"""

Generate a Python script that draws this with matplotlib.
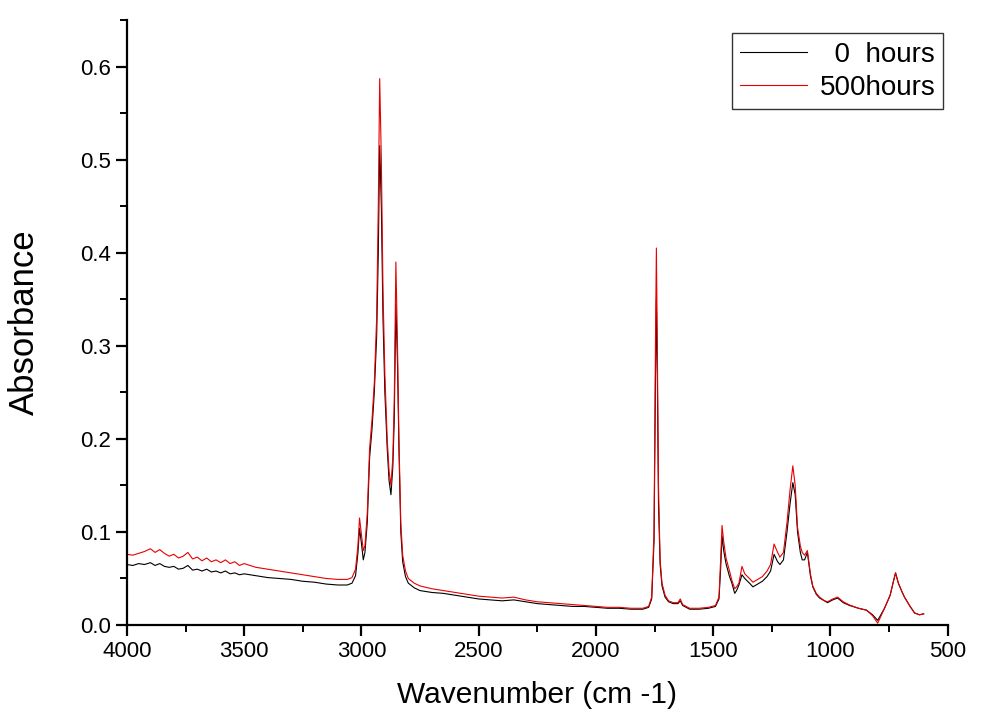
import matplotlib.pyplot as plt
from matplotlib.ticker import MultipleLocator, FormatStrFormatter

plt.rcParams['font.family'] = ['Liberation Sans', 'DejaVu Sans']

# wavenumber (cm-1)
wavenumber = [4000, 3975, 3950, 3925, 3900, 3880, 3860, 3840, 3820, 3800, 3780, 3760, 3740, 3720,
              3700, 3680, 3660, 3640, 3620, 3600, 3580, 3560, 3540, 3520, 3500, 3450, 3400, 3350,
              3300, 3250, 3200, 3150, 3100, 3060, 3040, 3025, 3015, 3008, 3000, 2992, 2985, 2975,
              2965, 2955, 2945, 2935, 2928, 2922, 2915, 2908, 2900, 2890, 2882, 2874, 2866, 2860,
              2853, 2846, 2840, 2832, 2824, 2812, 2800, 2775, 2750, 2700, 2650, 2600, 2550, 2500,
              2450, 2400, 2350, 2300, 2250, 2200, 2150, 2100, 2050, 2000, 1950, 1900, 1850, 1800,
              1775, 1762, 1752, 1746, 1742, 1738, 1733, 1726, 1718, 1705, 1690, 1670, 1650, 1640,
              1630, 1600, 1560, 1520, 1490, 1475, 1468, 1462, 1455, 1445, 1430, 1420, 1408, 1400,
              1390, 1377, 1365, 1345, 1330, 1310, 1290, 1270, 1255, 1240, 1225, 1215, 1200, 1185,
              1172, 1160, 1150, 1140, 1128, 1120, 1110, 1098, 1085, 1075, 1060, 1046, 1025, 1012,
              990, 969, 945, 918, 880, 846, 820, 798, 780, 769, 745, 730, 722, 710, 695, 684,
              660, 641, 620, 602]

abs_0h = [0.065, 0.064, 0.066, 0.065, 0.067, 0.064, 0.066, 0.063, 0.062, 0.063, 0.060, 0.061, 0.064, 0.059,
          0.060, 0.058, 0.060, 0.057, 0.058, 0.056, 0.058, 0.055, 0.056, 0.054, 0.055, 0.053, 0.051, 0.050,
          0.049, 0.047, 0.046, 0.044, 0.043, 0.043, 0.045, 0.053, 0.077, 0.104, 0.088, 0.070, 0.078, 0.110,
          0.180, 0.210, 0.250, 0.310, 0.400, 0.515, 0.450, 0.330, 0.250, 0.190, 0.155, 0.140, 0.170, 0.220,
          0.345, 0.280, 0.190, 0.100, 0.068, 0.052, 0.045, 0.040, 0.037, 0.035, 0.034, 0.032, 0.030, 0.028,
          0.027, 0.026, 0.027, 0.025, 0.023, 0.022, 0.021, 0.020, 0.020, 0.019, 0.018, 0.018, 0.017, 0.017,
          0.019, 0.028, 0.090, 0.260, 0.350, 0.270, 0.130, 0.065, 0.042, 0.030, 0.025, 0.023, 0.023, 0.026,
          0.021, 0.017, 0.017, 0.018, 0.020, 0.028, 0.060, 0.096, 0.080, 0.066, 0.052, 0.045, 0.034, 0.037,
          0.043, 0.054, 0.050, 0.045, 0.041, 0.044, 0.047, 0.052, 0.058, 0.076, 0.068, 0.065, 0.070, 0.100,
          0.130, 0.153, 0.140, 0.100, 0.078, 0.070, 0.070, 0.078, 0.053, 0.041, 0.033, 0.029, 0.026, 0.024,
          0.027, 0.029, 0.024, 0.021, 0.018, 0.016, 0.011, 0.005, 0.013, 0.018, 0.032, 0.048, 0.056, 0.045,
          0.036, 0.030, 0.020, 0.013, 0.011, 0.012]

abs_500h = [0.076, 0.075, 0.077, 0.079, 0.082, 0.078, 0.081, 0.077, 0.074, 0.076, 0.072, 0.074, 0.078, 0.071,
            0.073, 0.069, 0.072, 0.068, 0.070, 0.067, 0.070, 0.066, 0.068, 0.064, 0.066, 0.062, 0.060, 0.058,
            0.056, 0.054, 0.052, 0.050, 0.049, 0.049, 0.051, 0.060, 0.085, 0.115, 0.098, 0.080, 0.085, 0.120,
            0.190, 0.220, 0.260, 0.330, 0.450, 0.587, 0.500, 0.360, 0.270, 0.200, 0.165, 0.150, 0.180, 0.240,
            0.390, 0.300, 0.200, 0.110, 0.075, 0.058, 0.050, 0.045, 0.042, 0.039, 0.037, 0.035, 0.033, 0.031,
            0.030, 0.029, 0.030, 0.027, 0.025, 0.024, 0.023, 0.022, 0.021, 0.020, 0.019, 0.019, 0.018, 0.018,
            0.020, 0.030, 0.100, 0.300, 0.405, 0.300, 0.150, 0.070, 0.045, 0.032, 0.026, 0.024, 0.024, 0.028,
            0.022, 0.018, 0.018, 0.019, 0.021, 0.030, 0.070, 0.107, 0.090, 0.072, 0.058, 0.048, 0.039, 0.041,
            0.045, 0.063, 0.055, 0.050, 0.046, 0.049, 0.052, 0.058, 0.065, 0.087, 0.078, 0.073, 0.078, 0.110,
            0.145, 0.171, 0.150, 0.105, 0.085, 0.078, 0.075, 0.080, 0.055, 0.042, 0.034, 0.030, 0.026, 0.025,
            0.028, 0.030, 0.025, 0.0215, 0.018, 0.016, 0.010, 0.002, 0.012, 0.018, 0.032, 0.048, 0.056, 0.045,
            0.036, 0.030, 0.020, 0.013, 0.011, 0.012]

fig = plt.figure(figsize=(9.84, 7.24), dpi=100)
ax = fig.add_axes([0.129, 0.1367, 0.834, 0.8357])

ax.plot(wavenumber, abs_0h, color='black', lw=0.8, label='  0  hours')
ax.plot(wavenumber, abs_500h, color='#e80000', lw=0.8, label='500hours')

ax.set_xlim(4000, 500)
ax.set_ylim(0, 0.65)
ax.xaxis.set_major_locator(MultipleLocator(500))
ax.xaxis.set_minor_locator(MultipleLocator(250))
ax.yaxis.set_major_locator(MultipleLocator(0.1))
ax.yaxis.set_minor_locator(MultipleLocator(0.05))
ax.yaxis.set_major_formatter(FormatStrFormatter('%.1f'))

for s in ['top', 'right']:
    ax.spines[s].set_visible(False)
for s in ['left', 'bottom']:
    ax.spines[s].set_linewidth(1.6)

ax.tick_params(which='major', direction='out', length=8, width=1.6, labelsize=16)
ax.tick_params(which='minor', direction='out', length=5, width=1.4)

ax.set_xlabel('Wavenumber (cm -1)', fontsize=21.5, labelpad=14)
ax.set_ylabel('Absorbance', fontsize=25, labelpad=28)

leg = ax.legend(loc='upper right', bbox_to_anchor=(0.995, 0.978), fontsize=20, frameon=True,
                fancybox=False, edgecolor='black', handlelength=2.4, handletextpad=0.45,
                borderpad=0.3, labelspacing=0.25, borderaxespad=0)
leg.get_frame().set_linewidth(1.0)

plt.savefig('out.png', dpi=100)
plt.close()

"""

* Problem to solve *
Pictures in the data above should not be copied; transcribe everything else exactly.

* The reply *
Generate a Python script that draws this with matplotlib.
import matplotlib.pyplot as plt
from matplotlib.ticker import MultipleLocator, FormatStrFormatter

plt.rcParams['font.family'] = ['Liberation Sans', 'DejaVu Sans']

# wavenumber (cm-1)
wavenumber = [4000, 3975, 3950, 3925, 3900, 3880, 3860, 3840, 3820, 3800, 3780, 3760, 3740, 3720,
              3700, 3680, 3660, 3640, 3620, 3600, 3580, 3560, 3540, 3520, 3500, 3450, 3400, 3350,
              3300, 3250, 3200, 3150, 3100, 3060, 3040, 3025, 3015, 3008, 3000, 2992, 2985, 2975,
              2965, 2955, 2945, 2935, 2928, 2922, 2915, 2908, 2900, 2890, 2882, 2874, 2866, 2860,
              2853, 2846, 2840, 2832, 2824, 2812, 2800, 2775, 2750, 2700, 2650, 2600, 2550, 2500,
              2450, 2400, 2350, 2300, 2250, 2200, 2150, 2100, 2050, 2000, 1950, 1900, 1850, 1800,
              1775, 1762, 1752, 1746, 1742, 1738, 1733, 1726, 1718, 1705, 1690, 1670, 1650, 1640,
              1630, 1600, 1560, 1520, 1490, 1475, 1468, 1462, 1455, 1445, 1430, 1420, 1408, 1400,
              1390, 1377, 1365, 1345, 1330, 1310, 1290, 1270, 1255, 1240, 1225, 1215, 1200, 1185,
              1172, 1160, 1150, 1140, 1128, 1120, 1110, 1098, 1085, 1075, 1060, 1046, 1025, 1012,
              990, 969, 945, 918, 880, 846, 820, 798, 780, 769, 745, 730, 722, 710, 695, 684,
              660, 641, 620, 602]

abs_0h = [0.065, 0.064, 0.066, 0.065, 0.067, 0.064, 0.066, 0.063, 0.062, 0.063, 0.060, 0.061, 0.064, 0.059,
          0.060, 0.058, 0.060, 0.057, 0.058, 0.056, 0.058, 0.055, 0.056, 0.054, 0.055, 0.053, 0.051, 0.050,
          0.049, 0.047, 0.046, 0.044, 0.043, 0.043, 0.045, 0.053, 0.077, 0.104, 0.088, 0.070, 0.078, 0.110,
          0.180, 0.210, 0.250, 0.310, 0.400, 0.515, 0.450, 0.330, 0.250, 0.190, 0.155, 0.140, 0.170, 0.220,
          0.345, 0.280, 0.190, 0.100, 0.068, 0.052, 0.045, 0.040, 0.037, 0.035, 0.034, 0.032, 0.030, 0.028,
          0.027, 0.026, 0.027, 0.025, 0.023, 0.022, 0.021, 0.020, 0.020, 0.019, 0.018, 0.018, 0.017, 0.017,
          0.019, 0.028, 0.090, 0.260, 0.350, 0.270, 0.130, 0.065, 0.042, 0.030, 0.025, 0.023, 0.023, 0.026,
          0.021, 0.017, 0.017, 0.018, 0.020, 0.028, 0.060, 0.096, 0.080, 0.066, 0.052, 0.045, 0.034, 0.037,
          0.043, 0.054, 0.050, 0.045, 0.041, 0.044, 0.047, 0.052, 0.058, 0.076, 0.068, 0.065, 0.070, 0.100,
          0.130, 0.153, 0.140, 0.100, 0.078, 0.070, 0.070, 0.078, 0.053, 0.041, 0.033, 0.029, 0.026, 0.024,
          0.027, 0.029, 0.024, 0.021, 0.018, 0.016, 0.011, 0.005, 0.013, 0.018, 0.032, 0.048, 0.056, 0.045,
          0.036, 0.030, 0.020, 0.013, 0.011, 0.012]

abs_500h = [0.076, 0.075, 0.077, 0.079, 0.082, 0.078, 0.081, 0.077, 0.074, 0.076, 0.072, 0.074, 0.078, 0.071,
            0.073, 0.069, 0.072, 0.068, 0.070, 0.067, 0.070, 0.066, 0.068, 0.064, 0.066, 0.062, 0.060, 0.058,
            0.056, 0.054, 0.052, 0.050, 0.049, 0.049, 0.051, 0.060, 0.085, 0.115, 0.098, 0.080, 0.085, 0.120,
            0.190, 0.220, 0.260, 0.330, 0.450, 0.587, 0.500, 0.360, 0.270, 0.200, 0.165, 0.150, 0.180, 0.240,
            0.390, 0.300, 0.200, 0.110, 0.075, 0.058, 0.050, 0.045, 0.042, 0.039, 0.037, 0.035, 0.033, 0.031,
            0.030, 0.029, 0.030, 0.027, 0.025, 0.024, 0.023, 0.022, 0.021, 0.020, 0.019, 0.019, 0.018, 0.018,
            0.020, 0.030, 0.100, 0.300, 0.405, 0.300, 0.150, 0.070, 0.045, 0.032, 0.026, 0.024, 0.024, 0.028,
            0.022, 0.018, 0.018, 0.019, 0.021, 0.030, 0.070, 0.107, 0.090, 0.072, 0.058, 0.048, 0.039, 0.041,
            0.045, 0.063, 0.055, 0.050, 0.046, 0.049, 0.052, 0.058, 0.065, 0.087, 0.078, 0.073, 0.078, 0.110,
            0.145, 0.171, 0.150, 0.105, 0.085, 0.078, 0.075, 0.080, 0.055, 0.042, 0.034, 0.030, 0.026, 0.025,
            0.028, 0.030, 0.025, 0.0215, 0.018, 0.016, 0.010, 0.002, 0.012, 0.018, 0.032, 0.048, 0.056, 0.045,
            0.036, 0.030, 0.020, 0.013, 0.011, 0.012]

fig = plt.figure(figsize=(9.84, 7.24), dpi=100)
ax = fig.add_axes([0.129, 0.1367, 0.834, 0.8357])

ax.plot(wavenumber, abs_0h, color='black', lw=0.8, label='  0  hours')
ax.plot(wavenumber, abs_500h, color='#e80000', lw=0.8, label='500hours')

ax.set_xlim(4000, 500)
ax.set_ylim(0, 0.65)
ax.xaxis.set_major_locator(MultipleLocator(500))
ax.xaxis.set_minor_locator(MultipleLocator(250))
ax.yaxis.set_major_locator(MultipleLocator(0.1))
ax.yaxis.set_minor_locator(MultipleLocator(0.05))
ax.yaxis.set_major_formatter(FormatStrFormatter('%.1f'))

for s in ['top', 'right']:
    ax.spines[s].set_visible(False)
for s in ['left', 'bottom']:
    ax.spines[s].set_linewidth(1.6)

ax.tick_params(which='major', direction='out', length=8, width=1.6, labelsize=16)
ax.tick_params(which='minor', direction='out', length=5, width=1.4)

ax.set_xlabel('Wavenumber (cm -1)', fontsize=21.5, labelpad=14)
ax.set_ylabel('Absorbance', fontsize=25, labelpad=28)

leg = ax.legend(loc='upper right', bbox_to_anchor=(0.995, 0.978), fontsize=20, frameon=True,
                fancybox=False, edgecolor='black', handlelength=2.4, handletextpad=0.45,
                borderpad=0.3, labelspacing=0.25, borderaxespad=0)
leg.get_frame().set_linewidth(1.0)

plt.savefig('out.png', dpi=100)
plt.close()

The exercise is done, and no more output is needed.